▶ [Your goal] Return the entries below verbatim. Pictures stay out.

▶ [Source material]
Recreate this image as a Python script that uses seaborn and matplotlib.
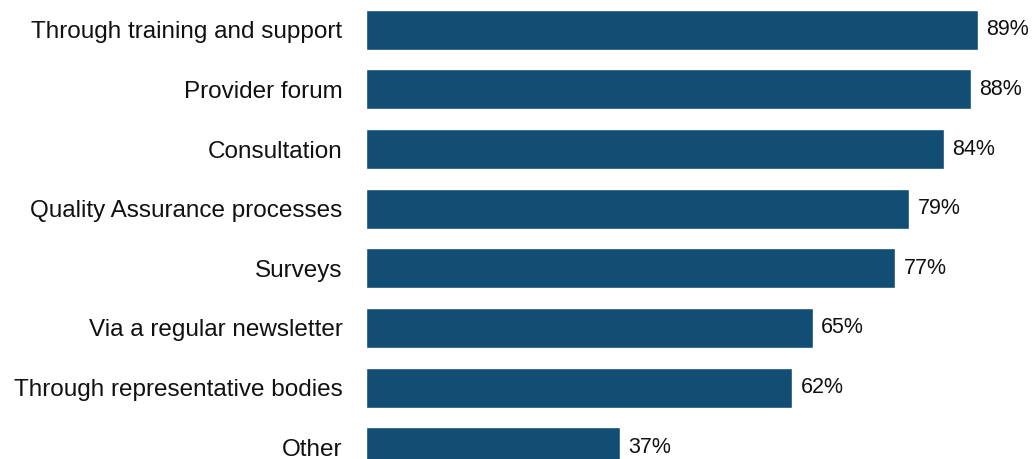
import matplotlib
matplotlib.use('Agg')
import matplotlib.pyplot as plt
import seaborn as sns
import pandas as pd

# Chart data
categories = [
    "Through training and support",
    "Provider forum",
    "Consultation",
    "Quality Assurance processes",
    "Surveys",
    "Via a regular newsletter",
    "Through representative bodies",
    "Other",
]
percentages = [89, 88, 84, 79, 77, 65, 62, 37]

BAR_COLOR = "#124E73"

sns.set_style("white")
plt.rcParams['font.family'] = ['Liberation Sans', 'DejaVu Sans']

df = pd.DataFrame({"category": categories, "pct": percentages})

fig = plt.figure(figsize=(10.34, 4.59), dpi=100)
# axes extends slightly below the figure so the last bar is cut off like the reference
ax = fig.add_axes([366 / 1034, (459 - 477) / 459, 667 / 1034, 477 / 459])

sns.barplot(data=df, x="pct", y="category", color=BAR_COLOR, width=0.67,
            saturation=1, ax=ax)

ax.set_xlim(0, 97)
ax.set_ylim(7.5, -0.5)
ax.set_xlabel("")
ax.set_ylabel("")
ax.set_xticks([])
for s in ax.spines.values():
    s.set_visible(False)
ax.tick_params(axis='y', length=0, pad=17, labelsize=17.5, labelcolor="#111111")

# Annotate bar values
for i, v in enumerate(percentages):
    ax.text(v + 1.2, i, f"{v}%", va='center', ha='left', fontsize=15.5, color="#111111")

fig.savefig("out.png", dpi=100)
plt.close(fig)
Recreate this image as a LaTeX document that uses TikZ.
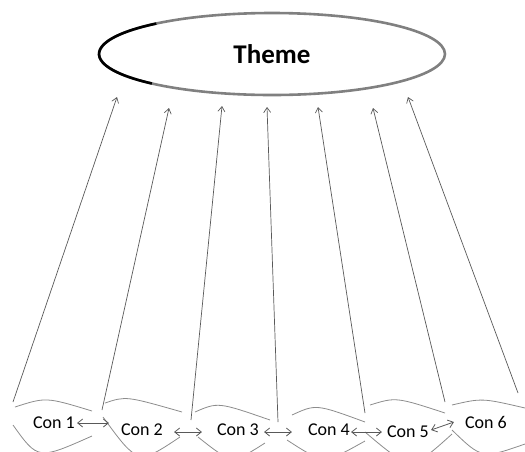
\documentclass[tikz,border=0pt]{standalone}
\usepackage{fontspec}
\setmainfont{Carlito}
\usetikzlibrary{shapes.geometric,arrows.meta,calc}
\begin{document}
\begin{tikzpicture}[x=1pt,y=-1pt,
  con/.style={inner sep=0pt, font=\fontsize{18}{20}\selectfont},
  lens/.style={draw=black!45, line width=0.8pt},
  up/.style={draw=black!65, line width=0.7pt, -{Straight Barb[length=5pt,width=7pt]}},
  dbl/.style={draw=black!65, line width=0.8pt, {Straight Barb[length=5pt,width=8pt]}-{Straight Barb[length=5pt,width=8pt]}},
  theme/.style={ellipse, draw=black!50, line width=2.6pt, minimum width=346pt, minimum height=82pt, inner sep=0pt, font=\fontsize{27}{30}\selectfont\bfseries}]
\useasboundingbox (0,0) rectangle (525,451);

% theme
\node[theme] (th) at (272,54) {Theme};
\draw[black, line width=2.6pt] ($(th.center)+(134:173 and 41)$) arc[start angle=134, end angle=228, x radius=173, y radius=41];

% concepts
\node[con] (c1) at (54,423) {Con 1};
\node[con] (c2) at (142,430) {Con 2};
\node[con] (c3) at (238,430) {Con 3};
\node[con] (c4) at (329,430) {Con 4};
\node[con] (c5) at (408,432) {Con 5};
\node[con] (c6) at (486,422) {Con 6};

% lens outlines
\draw[lens] (15,407) .. controls (46,397) .. (92,411);
\draw[lens] (13,425) .. controls (38,460) .. (92,436);
\draw[lens] (105,403) .. controls (126,396) .. (182,412);
\draw[lens] (103,417) .. controls (138,465) .. (180,437);
\draw[lens] (195,412) .. controls (218,402) .. (270,420);
\draw[lens] (198,437) .. controls (232,464) .. (265,443);
\draw[lens] (292,415) .. controls (316,404) .. (365,422);
\draw[lens] (287,440) .. controls (324,464) .. (365,441);
\draw[lens] (370,405) .. controls (396,397) .. (445,413);
\draw[lens] (365,432) .. controls (411,471) .. (452,434);
\draw[lens] (452,405) .. controls (482,398) .. (525,408);
\draw[lens] (452,430) .. controls (482,459) .. (525,444);

% arrow ends
\coordinate (s1) at (13,402);  \coordinate (t1) at (117,97);
\coordinate (s2) at (102,410); \coordinate (t2) at (169,108);
\coordinate (s3) at (191,420); \coordinate (t3) at (222,106);
\coordinate (s4) at (278,422); \coordinate (t4) at (267,107);
\coordinate (s5) at (365,413); \coordinate (t5) at (318,107);
\coordinate (s6) at (445,402); \coordinate (t6) at (373,108);
\coordinate (s7) at (518,393); \coordinate (t7) at (408,97);
\foreach \i in {1,...,7} { \draw[up] (s\i) -- (t\i); }

% links between concepts
\draw[dbl] ($(c1.east)+(2,0)$) -- ($(c1.east -| c2.west)+(-12,0)$);
\draw[dbl] ($(c2.east)+(11,2)$) -- ($(c2.east -| c3.west)+(-15,2)$);
\draw[dbl] ($(c3.east)+(5,2)$) -- ($(c3.east -| c4.west)+(-16,2)$);
\draw[dbl] ($(c4.east)+(1,2)$) -- ($(c4.east -| c5.west)+(-5,2)$);
\draw[dbl] ($(c5.east)+(2,-2)$) -- ($(c6.west)+(-11,0)$);
\end{tikzpicture}
\end{document}
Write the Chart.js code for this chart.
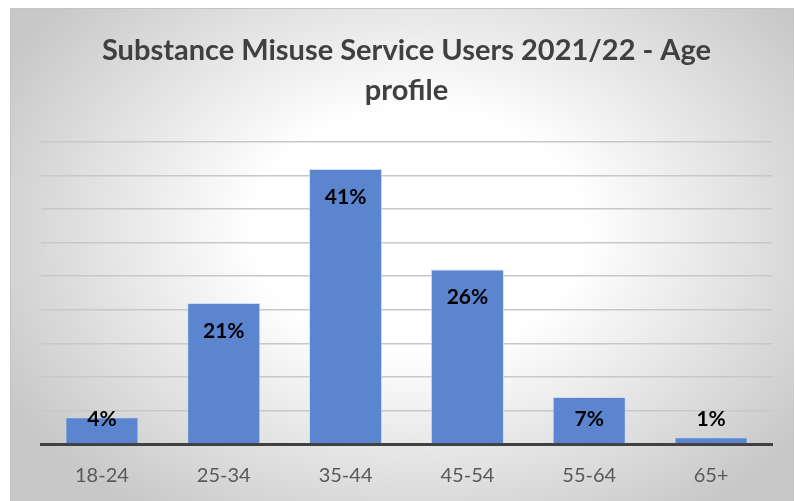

▶ [Response to this exercise]
Recreate this image as a Python script that uses seaborn and matplotlib.
import matplotlib
matplotlib.use('Agg')
import matplotlib.pyplot as plt
import seaborn as sns
import pandas as pd

# Chart data
categories = [
    "Through training and support",
    "Provider forum",
    "Consultation",
    "Quality Assurance processes",
    "Surveys",
    "Via a regular newsletter",
    "Through representative bodies",
    "Other",
]
percentages = [89, 88, 84, 79, 77, 65, 62, 37]

BAR_COLOR = "#124E73"

sns.set_style("white")
plt.rcParams['font.family'] = ['Liberation Sans', 'DejaVu Sans']

df = pd.DataFrame({"category": categories, "pct": percentages})

fig = plt.figure(figsize=(10.34, 4.59), dpi=100)
# axes extends slightly below the figure so the last bar is cut off like the reference
ax = fig.add_axes([366 / 1034, (459 - 477) / 459, 667 / 1034, 477 / 459])

sns.barplot(data=df, x="pct", y="category", color=BAR_COLOR, width=0.67,
            saturation=1, ax=ax)

ax.set_xlim(0, 97)
ax.set_ylim(7.5, -0.5)
ax.set_xlabel("")
ax.set_ylabel("")
ax.set_xticks([])
for s in ax.spines.values():
    s.set_visible(False)
ax.tick_params(axis='y', length=0, pad=17, labelsize=17.5, labelcolor="#111111")

# Annotate bar values
for i, v in enumerate(percentages):
    ax.text(v + 1.2, i, f"{v}%", va='center', ha='left', fontsize=15.5, color="#111111")

fig.savefig("out.png", dpi=100)
plt.close(fig)
Recreate this image as a LaTeX document that uses TikZ.
\documentclass[tikz,border=0pt]{standalone}
\usepackage{fontspec}
\setmainfont{Carlito}
\usetikzlibrary{shapes.geometric,arrows.meta,calc}
\begin{document}
\begin{tikzpicture}[x=1pt,y=-1pt,
  con/.style={inner sep=0pt, font=\fontsize{18}{20}\selectfont},
  lens/.style={draw=black!45, line width=0.8pt},
  up/.style={draw=black!65, line width=0.7pt, -{Straight Barb[length=5pt,width=7pt]}},
  dbl/.style={draw=black!65, line width=0.8pt, {Straight Barb[length=5pt,width=8pt]}-{Straight Barb[length=5pt,width=8pt]}},
  theme/.style={ellipse, draw=black!50, line width=2.6pt, minimum width=346pt, minimum height=82pt, inner sep=0pt, font=\fontsize{27}{30}\selectfont\bfseries}]
\useasboundingbox (0,0) rectangle (525,451);

% theme
\node[theme] (th) at (272,54) {Theme};
\draw[black, line width=2.6pt] ($(th.center)+(134:173 and 41)$) arc[start angle=134, end angle=228, x radius=173, y radius=41];

% concepts
\node[con] (c1) at (54,423) {Con 1};
\node[con] (c2) at (142,430) {Con 2};
\node[con] (c3) at (238,430) {Con 3};
\node[con] (c4) at (329,430) {Con 4};
\node[con] (c5) at (408,432) {Con 5};
\node[con] (c6) at (486,422) {Con 6};

% lens outlines
\draw[lens] (15,407) .. controls (46,397) .. (92,411);
\draw[lens] (13,425) .. controls (38,460) .. (92,436);
\draw[lens] (105,403) .. controls (126,396) .. (182,412);
\draw[lens] (103,417) .. controls (138,465) .. (180,437);
\draw[lens] (195,412) .. controls (218,402) .. (270,420);
\draw[lens] (198,437) .. controls (232,464) .. (265,443);
\draw[lens] (292,415) .. controls (316,404) .. (365,422);
\draw[lens] (287,440) .. controls (324,464) .. (365,441);
\draw[lens] (370,405) .. controls (396,397) .. (445,413);
\draw[lens] (365,432) .. controls (411,471) .. (452,434);
\draw[lens] (452,405) .. controls (482,398) .. (525,408);
\draw[lens] (452,430) .. controls (482,459) .. (525,444);

% arrow ends
\coordinate (s1) at (13,402);  \coordinate (t1) at (117,97);
\coordinate (s2) at (102,410); \coordinate (t2) at (169,108);
\coordinate (s3) at (191,420); \coordinate (t3) at (222,106);
\coordinate (s4) at (278,422); \coordinate (t4) at (267,107);
\coordinate (s5) at (365,413); \coordinate (t5) at (318,107);
\coordinate (s6) at (445,402); \coordinate (t6) at (373,108);
\coordinate (s7) at (518,393); \coordinate (t7) at (408,97);
\foreach \i in {1,...,7} { \draw[up] (s\i) -- (t\i); }

% links between concepts
\draw[dbl] ($(c1.east)+(2,0)$) -- ($(c1.east -| c2.west)+(-12,0)$);
\draw[dbl] ($(c2.east)+(11,2)$) -- ($(c2.east -| c3.west)+(-15,2)$);
\draw[dbl] ($(c3.east)+(5,2)$) -- ($(c3.east -| c4.west)+(-16,2)$);
\draw[dbl] ($(c4.east)+(1,2)$) -- ($(c4.east -| c5.west)+(-5,2)$);
\draw[dbl] ($(c5.east)+(2,-2)$) -- ($(c6.west)+(-11,0)$);
\end{tikzpicture}
\end{document}
Write the Chart.js code for this chart.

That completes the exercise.